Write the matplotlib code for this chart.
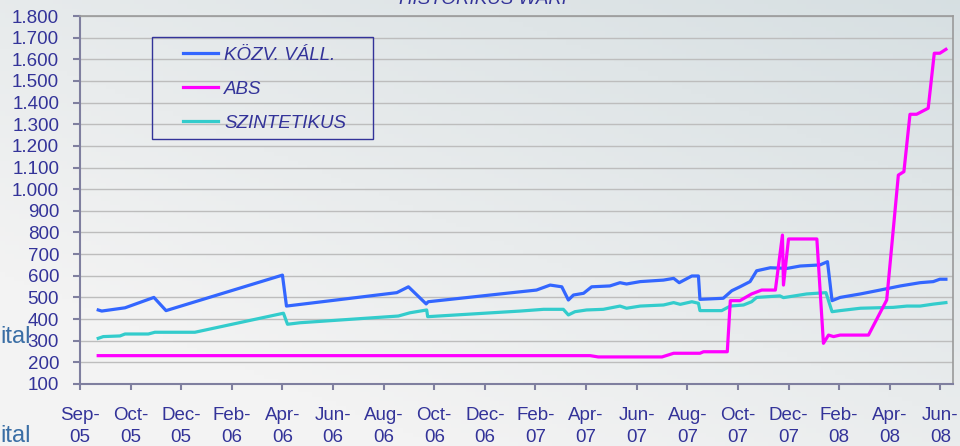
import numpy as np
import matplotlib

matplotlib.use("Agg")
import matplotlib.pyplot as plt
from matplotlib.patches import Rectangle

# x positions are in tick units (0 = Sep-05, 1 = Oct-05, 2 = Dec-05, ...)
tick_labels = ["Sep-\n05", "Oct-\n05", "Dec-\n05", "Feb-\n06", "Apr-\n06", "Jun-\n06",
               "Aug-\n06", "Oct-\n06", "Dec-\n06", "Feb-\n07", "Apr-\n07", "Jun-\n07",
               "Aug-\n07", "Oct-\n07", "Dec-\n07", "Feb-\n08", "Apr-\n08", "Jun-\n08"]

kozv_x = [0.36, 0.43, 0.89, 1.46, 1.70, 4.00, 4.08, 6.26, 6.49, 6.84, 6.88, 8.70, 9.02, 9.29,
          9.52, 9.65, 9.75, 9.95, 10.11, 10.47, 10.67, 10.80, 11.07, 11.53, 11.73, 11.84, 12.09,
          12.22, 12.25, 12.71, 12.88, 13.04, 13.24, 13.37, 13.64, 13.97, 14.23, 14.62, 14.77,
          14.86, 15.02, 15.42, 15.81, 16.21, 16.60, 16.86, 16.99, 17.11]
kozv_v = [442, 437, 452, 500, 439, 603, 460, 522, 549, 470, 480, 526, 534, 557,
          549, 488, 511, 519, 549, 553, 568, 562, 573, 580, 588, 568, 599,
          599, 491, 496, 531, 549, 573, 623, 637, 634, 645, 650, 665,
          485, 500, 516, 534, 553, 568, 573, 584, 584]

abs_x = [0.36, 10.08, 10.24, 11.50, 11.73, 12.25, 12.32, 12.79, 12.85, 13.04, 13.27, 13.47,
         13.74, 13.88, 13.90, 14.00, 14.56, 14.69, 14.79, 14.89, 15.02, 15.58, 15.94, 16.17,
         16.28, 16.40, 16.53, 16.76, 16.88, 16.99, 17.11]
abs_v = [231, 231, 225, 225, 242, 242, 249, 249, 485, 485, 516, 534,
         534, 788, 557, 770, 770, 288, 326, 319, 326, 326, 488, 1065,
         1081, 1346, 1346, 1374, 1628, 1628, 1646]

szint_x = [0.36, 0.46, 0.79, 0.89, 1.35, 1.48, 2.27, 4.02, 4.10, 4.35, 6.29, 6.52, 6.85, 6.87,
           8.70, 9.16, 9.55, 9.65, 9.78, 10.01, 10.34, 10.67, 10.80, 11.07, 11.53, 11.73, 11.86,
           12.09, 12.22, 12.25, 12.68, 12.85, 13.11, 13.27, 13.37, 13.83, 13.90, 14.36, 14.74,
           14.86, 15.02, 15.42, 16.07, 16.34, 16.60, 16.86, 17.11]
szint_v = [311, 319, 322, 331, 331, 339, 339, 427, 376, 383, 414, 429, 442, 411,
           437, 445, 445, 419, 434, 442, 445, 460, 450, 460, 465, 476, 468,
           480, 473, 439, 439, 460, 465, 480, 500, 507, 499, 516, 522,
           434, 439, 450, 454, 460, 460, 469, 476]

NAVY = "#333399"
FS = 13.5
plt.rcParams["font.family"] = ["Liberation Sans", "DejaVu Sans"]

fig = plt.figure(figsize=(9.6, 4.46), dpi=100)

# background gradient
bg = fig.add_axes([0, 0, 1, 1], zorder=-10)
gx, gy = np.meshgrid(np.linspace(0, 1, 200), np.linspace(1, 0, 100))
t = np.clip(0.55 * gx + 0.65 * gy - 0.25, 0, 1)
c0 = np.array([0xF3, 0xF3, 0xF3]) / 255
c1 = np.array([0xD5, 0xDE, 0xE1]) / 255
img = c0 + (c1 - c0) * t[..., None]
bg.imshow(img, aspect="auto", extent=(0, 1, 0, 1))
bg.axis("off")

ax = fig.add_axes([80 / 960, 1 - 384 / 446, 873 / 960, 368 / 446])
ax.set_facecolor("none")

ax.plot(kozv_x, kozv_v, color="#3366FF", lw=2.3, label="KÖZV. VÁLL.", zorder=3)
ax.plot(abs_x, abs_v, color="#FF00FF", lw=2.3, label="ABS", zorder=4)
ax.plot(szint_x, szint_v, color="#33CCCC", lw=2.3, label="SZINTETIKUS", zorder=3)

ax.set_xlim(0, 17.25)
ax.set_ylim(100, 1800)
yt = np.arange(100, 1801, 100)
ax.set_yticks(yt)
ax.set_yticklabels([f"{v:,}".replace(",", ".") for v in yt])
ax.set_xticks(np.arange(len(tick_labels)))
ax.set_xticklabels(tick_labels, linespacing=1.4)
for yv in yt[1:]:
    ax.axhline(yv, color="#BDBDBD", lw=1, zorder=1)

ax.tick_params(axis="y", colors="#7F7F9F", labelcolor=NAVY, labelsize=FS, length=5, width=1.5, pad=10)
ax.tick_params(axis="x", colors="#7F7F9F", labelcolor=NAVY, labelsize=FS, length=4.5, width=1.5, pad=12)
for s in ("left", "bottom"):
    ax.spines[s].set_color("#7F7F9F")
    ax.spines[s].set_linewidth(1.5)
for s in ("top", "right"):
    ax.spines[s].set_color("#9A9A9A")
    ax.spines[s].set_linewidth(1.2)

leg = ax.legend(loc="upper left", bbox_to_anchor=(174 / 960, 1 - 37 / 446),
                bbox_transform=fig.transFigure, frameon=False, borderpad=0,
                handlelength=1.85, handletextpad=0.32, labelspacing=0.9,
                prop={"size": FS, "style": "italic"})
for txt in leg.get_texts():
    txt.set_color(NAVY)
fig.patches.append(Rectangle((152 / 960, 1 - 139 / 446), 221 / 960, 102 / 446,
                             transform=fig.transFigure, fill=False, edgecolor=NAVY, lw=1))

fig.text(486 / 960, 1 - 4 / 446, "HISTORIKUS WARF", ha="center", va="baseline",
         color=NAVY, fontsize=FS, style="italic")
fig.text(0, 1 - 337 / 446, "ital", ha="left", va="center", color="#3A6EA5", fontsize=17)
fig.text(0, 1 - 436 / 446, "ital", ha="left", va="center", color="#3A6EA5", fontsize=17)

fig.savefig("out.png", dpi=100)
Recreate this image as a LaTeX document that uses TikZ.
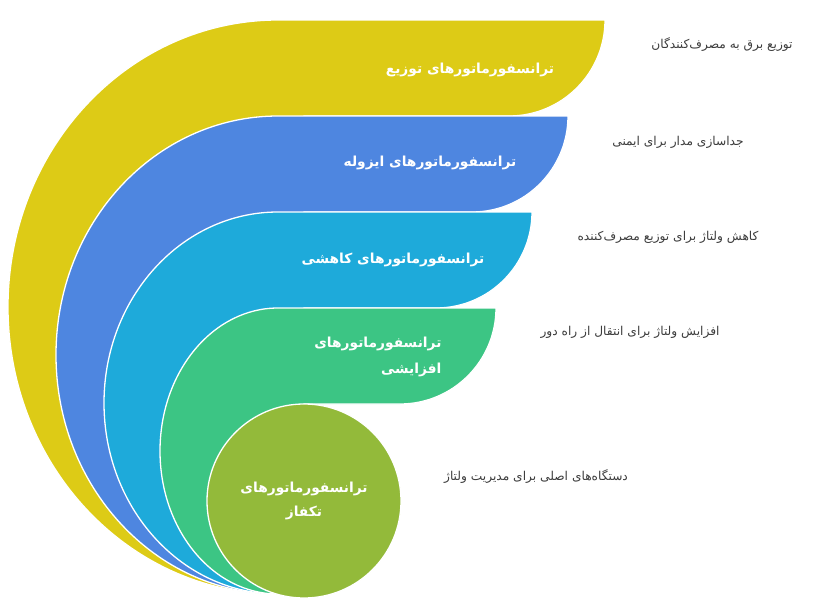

▸ Brief: All lines from the start of the entries above through the line containing "485, 500, 516, 534, 553, 568, 573, 584, 584]" are to be given again exactly; the pictures are not.

▸ Exercise output:
Write the matplotlib code for this chart.
import numpy as np
import matplotlib

matplotlib.use("Agg")
import matplotlib.pyplot as plt
from matplotlib.patches import Rectangle

# x positions are in tick units (0 = Sep-05, 1 = Oct-05, 2 = Dec-05, ...)
tick_labels = ["Sep-\n05", "Oct-\n05", "Dec-\n05", "Feb-\n06", "Apr-\n06", "Jun-\n06",
               "Aug-\n06", "Oct-\n06", "Dec-\n06", "Feb-\n07", "Apr-\n07", "Jun-\n07",
               "Aug-\n07", "Oct-\n07", "Dec-\n07", "Feb-\n08", "Apr-\n08", "Jun-\n08"]

kozv_x = [0.36, 0.43, 0.89, 1.46, 1.70, 4.00, 4.08, 6.26, 6.49, 6.84, 6.88, 8.70, 9.02, 9.29,
          9.52, 9.65, 9.75, 9.95, 10.11, 10.47, 10.67, 10.80, 11.07, 11.53, 11.73, 11.84, 12.09,
          12.22, 12.25, 12.71, 12.88, 13.04, 13.24, 13.37, 13.64, 13.97, 14.23, 14.62, 14.77,
          14.86, 15.02, 15.42, 15.81, 16.21, 16.60, 16.86, 16.99, 17.11]
kozv_v = [442, 437, 452, 500, 439, 603, 460, 522, 549, 470, 480, 526, 534, 557,
          549, 488, 511, 519, 549, 553, 568, 562, 573, 580, 588, 568, 599,
          599, 491, 496, 531, 549, 573, 623, 637, 634, 645, 650, 665,
          485, 500, 516, 534, 553, 568, 573, 584, 584]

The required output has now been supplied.